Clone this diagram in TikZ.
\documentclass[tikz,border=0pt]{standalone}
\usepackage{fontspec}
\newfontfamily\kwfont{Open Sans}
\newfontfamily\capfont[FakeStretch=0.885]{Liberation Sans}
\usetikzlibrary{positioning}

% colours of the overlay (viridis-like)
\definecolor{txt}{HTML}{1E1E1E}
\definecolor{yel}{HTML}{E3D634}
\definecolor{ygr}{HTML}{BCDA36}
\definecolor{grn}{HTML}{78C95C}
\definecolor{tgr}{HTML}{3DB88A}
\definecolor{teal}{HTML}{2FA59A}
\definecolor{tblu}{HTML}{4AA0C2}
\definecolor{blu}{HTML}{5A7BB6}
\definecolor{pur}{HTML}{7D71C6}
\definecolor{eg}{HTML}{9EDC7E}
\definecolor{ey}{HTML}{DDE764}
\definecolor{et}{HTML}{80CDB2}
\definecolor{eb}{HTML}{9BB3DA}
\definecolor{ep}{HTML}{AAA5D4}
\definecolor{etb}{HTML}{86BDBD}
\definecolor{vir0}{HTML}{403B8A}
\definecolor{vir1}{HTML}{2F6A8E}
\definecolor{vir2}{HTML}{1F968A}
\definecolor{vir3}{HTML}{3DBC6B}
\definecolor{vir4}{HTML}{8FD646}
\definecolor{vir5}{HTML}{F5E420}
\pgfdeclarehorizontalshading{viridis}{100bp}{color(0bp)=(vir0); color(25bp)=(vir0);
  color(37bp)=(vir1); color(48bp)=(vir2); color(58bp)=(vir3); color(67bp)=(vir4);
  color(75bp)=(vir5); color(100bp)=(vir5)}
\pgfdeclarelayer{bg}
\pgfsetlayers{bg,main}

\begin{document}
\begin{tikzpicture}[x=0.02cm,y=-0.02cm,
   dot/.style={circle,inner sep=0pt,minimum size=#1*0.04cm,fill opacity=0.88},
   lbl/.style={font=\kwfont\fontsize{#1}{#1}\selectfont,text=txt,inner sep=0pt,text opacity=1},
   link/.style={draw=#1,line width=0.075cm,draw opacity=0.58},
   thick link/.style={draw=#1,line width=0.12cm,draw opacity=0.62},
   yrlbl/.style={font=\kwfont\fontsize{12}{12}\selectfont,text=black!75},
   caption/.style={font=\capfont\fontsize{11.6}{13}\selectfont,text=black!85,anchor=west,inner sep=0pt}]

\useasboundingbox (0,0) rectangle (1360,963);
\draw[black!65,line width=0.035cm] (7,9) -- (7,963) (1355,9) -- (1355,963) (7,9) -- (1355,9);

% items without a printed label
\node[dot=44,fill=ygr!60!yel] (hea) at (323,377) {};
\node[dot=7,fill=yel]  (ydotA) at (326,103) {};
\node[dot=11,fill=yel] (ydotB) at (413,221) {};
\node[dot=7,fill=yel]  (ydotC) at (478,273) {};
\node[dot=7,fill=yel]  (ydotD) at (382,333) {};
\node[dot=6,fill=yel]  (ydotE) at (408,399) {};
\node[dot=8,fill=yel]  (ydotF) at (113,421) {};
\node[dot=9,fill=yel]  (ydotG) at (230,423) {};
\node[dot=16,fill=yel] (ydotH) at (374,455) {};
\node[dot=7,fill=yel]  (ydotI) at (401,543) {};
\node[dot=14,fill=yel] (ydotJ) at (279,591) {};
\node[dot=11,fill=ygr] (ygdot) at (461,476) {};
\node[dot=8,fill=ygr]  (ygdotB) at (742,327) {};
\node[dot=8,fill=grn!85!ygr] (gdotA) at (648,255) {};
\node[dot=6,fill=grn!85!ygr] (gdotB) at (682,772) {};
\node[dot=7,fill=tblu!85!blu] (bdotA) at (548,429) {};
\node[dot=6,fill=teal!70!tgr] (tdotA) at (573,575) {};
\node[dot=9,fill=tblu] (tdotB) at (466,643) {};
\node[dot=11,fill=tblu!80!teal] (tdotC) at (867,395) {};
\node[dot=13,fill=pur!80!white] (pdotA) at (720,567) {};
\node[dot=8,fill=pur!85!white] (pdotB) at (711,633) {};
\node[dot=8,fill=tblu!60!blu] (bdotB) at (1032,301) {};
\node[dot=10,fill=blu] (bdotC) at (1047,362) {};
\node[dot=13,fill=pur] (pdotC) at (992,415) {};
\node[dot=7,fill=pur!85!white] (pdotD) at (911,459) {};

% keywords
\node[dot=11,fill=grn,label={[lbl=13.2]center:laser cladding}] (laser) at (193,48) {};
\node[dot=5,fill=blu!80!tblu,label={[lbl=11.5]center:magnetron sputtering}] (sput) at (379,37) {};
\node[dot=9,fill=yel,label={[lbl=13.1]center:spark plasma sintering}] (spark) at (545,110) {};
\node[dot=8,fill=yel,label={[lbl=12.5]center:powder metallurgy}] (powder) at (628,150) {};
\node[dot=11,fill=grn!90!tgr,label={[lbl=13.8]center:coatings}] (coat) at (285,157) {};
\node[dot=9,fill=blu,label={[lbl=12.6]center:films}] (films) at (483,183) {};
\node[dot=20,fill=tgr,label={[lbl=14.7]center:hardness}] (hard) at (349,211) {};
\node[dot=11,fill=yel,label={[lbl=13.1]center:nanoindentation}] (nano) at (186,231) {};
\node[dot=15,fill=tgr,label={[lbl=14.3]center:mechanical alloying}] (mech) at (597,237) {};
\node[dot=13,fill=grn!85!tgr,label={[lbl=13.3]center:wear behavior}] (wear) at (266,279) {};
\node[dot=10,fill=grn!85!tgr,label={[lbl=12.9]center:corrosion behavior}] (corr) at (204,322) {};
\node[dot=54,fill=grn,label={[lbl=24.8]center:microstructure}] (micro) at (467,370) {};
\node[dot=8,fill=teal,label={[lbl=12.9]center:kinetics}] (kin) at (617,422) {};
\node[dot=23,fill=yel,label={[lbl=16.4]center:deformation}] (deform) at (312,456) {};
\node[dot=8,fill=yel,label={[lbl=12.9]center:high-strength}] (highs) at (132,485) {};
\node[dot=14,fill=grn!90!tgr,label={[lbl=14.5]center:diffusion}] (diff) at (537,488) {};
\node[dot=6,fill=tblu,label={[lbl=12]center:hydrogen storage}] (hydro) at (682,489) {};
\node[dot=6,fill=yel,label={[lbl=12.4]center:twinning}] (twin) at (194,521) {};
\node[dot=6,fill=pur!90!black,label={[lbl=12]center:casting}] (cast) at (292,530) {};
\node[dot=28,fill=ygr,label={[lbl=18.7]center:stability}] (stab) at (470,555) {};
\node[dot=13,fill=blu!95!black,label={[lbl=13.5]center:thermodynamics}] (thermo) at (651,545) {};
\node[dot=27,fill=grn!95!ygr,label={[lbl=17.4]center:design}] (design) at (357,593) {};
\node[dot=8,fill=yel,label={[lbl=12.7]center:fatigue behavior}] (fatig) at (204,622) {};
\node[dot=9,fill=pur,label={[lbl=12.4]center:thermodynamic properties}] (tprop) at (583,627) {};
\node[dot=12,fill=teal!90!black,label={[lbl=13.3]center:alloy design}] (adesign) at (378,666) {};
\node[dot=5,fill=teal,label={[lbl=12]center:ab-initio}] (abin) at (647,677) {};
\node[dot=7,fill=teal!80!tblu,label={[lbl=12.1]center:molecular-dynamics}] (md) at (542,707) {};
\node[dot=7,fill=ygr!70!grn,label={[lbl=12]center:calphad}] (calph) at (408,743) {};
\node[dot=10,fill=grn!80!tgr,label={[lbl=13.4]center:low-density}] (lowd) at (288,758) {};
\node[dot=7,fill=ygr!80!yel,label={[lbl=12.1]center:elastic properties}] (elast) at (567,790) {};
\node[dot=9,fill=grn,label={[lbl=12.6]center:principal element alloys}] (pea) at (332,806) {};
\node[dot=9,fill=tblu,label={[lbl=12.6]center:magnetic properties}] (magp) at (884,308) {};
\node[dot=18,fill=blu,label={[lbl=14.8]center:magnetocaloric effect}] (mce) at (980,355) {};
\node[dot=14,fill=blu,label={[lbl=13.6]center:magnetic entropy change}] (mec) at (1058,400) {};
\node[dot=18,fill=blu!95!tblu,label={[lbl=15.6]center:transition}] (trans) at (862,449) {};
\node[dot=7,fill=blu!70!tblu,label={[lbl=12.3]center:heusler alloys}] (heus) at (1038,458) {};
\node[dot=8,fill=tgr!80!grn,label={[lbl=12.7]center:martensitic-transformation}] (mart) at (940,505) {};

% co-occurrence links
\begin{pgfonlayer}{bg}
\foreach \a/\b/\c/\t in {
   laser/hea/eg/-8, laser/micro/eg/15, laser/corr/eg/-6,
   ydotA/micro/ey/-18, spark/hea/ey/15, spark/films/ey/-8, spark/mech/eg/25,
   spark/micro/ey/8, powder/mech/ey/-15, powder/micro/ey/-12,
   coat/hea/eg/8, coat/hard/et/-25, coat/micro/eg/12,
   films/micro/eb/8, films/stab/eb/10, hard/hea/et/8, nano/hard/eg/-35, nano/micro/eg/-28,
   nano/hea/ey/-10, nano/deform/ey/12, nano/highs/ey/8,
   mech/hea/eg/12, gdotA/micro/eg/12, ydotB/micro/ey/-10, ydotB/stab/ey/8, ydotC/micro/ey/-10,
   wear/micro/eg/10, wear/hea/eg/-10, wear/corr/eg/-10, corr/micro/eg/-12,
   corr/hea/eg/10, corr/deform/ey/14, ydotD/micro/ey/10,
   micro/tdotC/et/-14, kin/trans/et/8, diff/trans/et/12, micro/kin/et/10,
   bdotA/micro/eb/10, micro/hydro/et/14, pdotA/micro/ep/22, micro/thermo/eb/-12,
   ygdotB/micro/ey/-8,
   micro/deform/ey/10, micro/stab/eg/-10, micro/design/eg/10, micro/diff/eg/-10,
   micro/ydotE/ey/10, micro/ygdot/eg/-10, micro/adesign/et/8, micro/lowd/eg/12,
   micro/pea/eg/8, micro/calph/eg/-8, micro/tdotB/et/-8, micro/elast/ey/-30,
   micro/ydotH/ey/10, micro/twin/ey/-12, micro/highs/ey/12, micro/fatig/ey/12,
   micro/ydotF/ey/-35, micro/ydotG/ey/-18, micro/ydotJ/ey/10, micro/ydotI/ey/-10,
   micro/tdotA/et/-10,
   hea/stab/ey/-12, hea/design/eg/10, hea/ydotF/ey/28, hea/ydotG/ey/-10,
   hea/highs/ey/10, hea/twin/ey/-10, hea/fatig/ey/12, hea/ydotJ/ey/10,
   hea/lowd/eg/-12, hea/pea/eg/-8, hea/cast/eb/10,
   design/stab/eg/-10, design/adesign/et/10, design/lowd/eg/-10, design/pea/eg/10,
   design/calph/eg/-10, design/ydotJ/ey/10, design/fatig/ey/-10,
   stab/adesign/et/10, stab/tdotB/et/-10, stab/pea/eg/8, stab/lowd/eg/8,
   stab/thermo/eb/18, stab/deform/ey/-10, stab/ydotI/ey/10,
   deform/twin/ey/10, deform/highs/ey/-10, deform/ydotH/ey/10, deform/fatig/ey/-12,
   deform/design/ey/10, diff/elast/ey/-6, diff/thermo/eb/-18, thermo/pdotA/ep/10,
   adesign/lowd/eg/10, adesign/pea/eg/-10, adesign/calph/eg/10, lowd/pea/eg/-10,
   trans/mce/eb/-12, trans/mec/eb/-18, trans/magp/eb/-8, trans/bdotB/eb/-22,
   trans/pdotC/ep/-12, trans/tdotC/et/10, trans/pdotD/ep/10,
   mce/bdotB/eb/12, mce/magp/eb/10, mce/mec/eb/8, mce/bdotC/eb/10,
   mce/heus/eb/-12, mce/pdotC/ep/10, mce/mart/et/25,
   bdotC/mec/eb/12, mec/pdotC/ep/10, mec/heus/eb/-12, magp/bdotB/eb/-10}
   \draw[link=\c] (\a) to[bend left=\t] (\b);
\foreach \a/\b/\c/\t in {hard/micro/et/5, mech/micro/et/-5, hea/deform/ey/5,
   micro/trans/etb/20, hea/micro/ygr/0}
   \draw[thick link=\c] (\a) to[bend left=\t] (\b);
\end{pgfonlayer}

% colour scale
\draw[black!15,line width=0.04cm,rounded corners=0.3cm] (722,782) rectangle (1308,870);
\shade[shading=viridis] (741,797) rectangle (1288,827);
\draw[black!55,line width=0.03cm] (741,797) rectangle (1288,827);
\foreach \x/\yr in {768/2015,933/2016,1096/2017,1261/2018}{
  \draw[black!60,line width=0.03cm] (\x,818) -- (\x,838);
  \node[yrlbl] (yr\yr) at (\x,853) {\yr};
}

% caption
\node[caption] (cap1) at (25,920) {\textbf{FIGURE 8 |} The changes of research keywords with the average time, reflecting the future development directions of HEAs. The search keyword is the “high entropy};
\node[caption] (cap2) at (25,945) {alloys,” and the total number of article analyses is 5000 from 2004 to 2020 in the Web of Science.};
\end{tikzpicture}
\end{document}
○ ○ ○ ○ ○
What the exercise asks =>
Lines from the beginning of the data above through the line containing "(7,9) -- (1355,9);" are to be returned exactly, and no others.

Result for this exercise =>
Clone this diagram in TikZ.
\documentclass[tikz,border=0pt]{standalone}
\usepackage{fontspec}
\newfontfamily\kwfont{Open Sans}
\newfontfamily\capfont[FakeStretch=0.885]{Liberation Sans}
\usetikzlibrary{positioning}

% colours of the overlay (viridis-like)
\definecolor{txt}{HTML}{1E1E1E}
\definecolor{yel}{HTML}{E3D634}
\definecolor{ygr}{HTML}{BCDA36}
\definecolor{grn}{HTML}{78C95C}
\definecolor{tgr}{HTML}{3DB88A}
\definecolor{teal}{HTML}{2FA59A}
\definecolor{tblu}{HTML}{4AA0C2}
\definecolor{blu}{HTML}{5A7BB6}
\definecolor{pur}{HTML}{7D71C6}
\definecolor{eg}{HTML}{9EDC7E}
\definecolor{ey}{HTML}{DDE764}
\definecolor{et}{HTML}{80CDB2}
\definecolor{eb}{HTML}{9BB3DA}
\definecolor{ep}{HTML}{AAA5D4}
\definecolor{etb}{HTML}{86BDBD}
\definecolor{vir0}{HTML}{403B8A}
\definecolor{vir1}{HTML}{2F6A8E}
\definecolor{vir2}{HTML}{1F968A}
\definecolor{vir3}{HTML}{3DBC6B}
\definecolor{vir4}{HTML}{8FD646}
\definecolor{vir5}{HTML}{F5E420}
\pgfdeclarehorizontalshading{viridis}{100bp}{color(0bp)=(vir0); color(25bp)=(vir0);
  color(37bp)=(vir1); color(48bp)=(vir2); color(58bp)=(vir3); color(67bp)=(vir4);
  color(75bp)=(vir5); color(100bp)=(vir5)}
\pgfdeclarelayer{bg}
\pgfsetlayers{bg,main}

\begin{document}
\begin{tikzpicture}[x=0.02cm,y=-0.02cm,
   dot/.style={circle,inner sep=0pt,minimum size=#1*0.04cm,fill opacity=0.88},
   lbl/.style={font=\kwfont\fontsize{#1}{#1}\selectfont,text=txt,inner sep=0pt,text opacity=1},
   link/.style={draw=#1,line width=0.075cm,draw opacity=0.58},
   thick link/.style={draw=#1,line width=0.12cm,draw opacity=0.62},
   yrlbl/.style={font=\kwfont\fontsize{12}{12}\selectfont,text=black!75},
   caption/.style={font=\capfont\fontsize{11.6}{13}\selectfont,text=black!85,anchor=west,inner sep=0pt}]

\useasboundingbox (0,0) rectangle (1360,963);
\draw[black!65,line width=0.035cm] (7,9) -- (7,963) (1355,9) -- (1355,963) (7,9) -- (1355,9);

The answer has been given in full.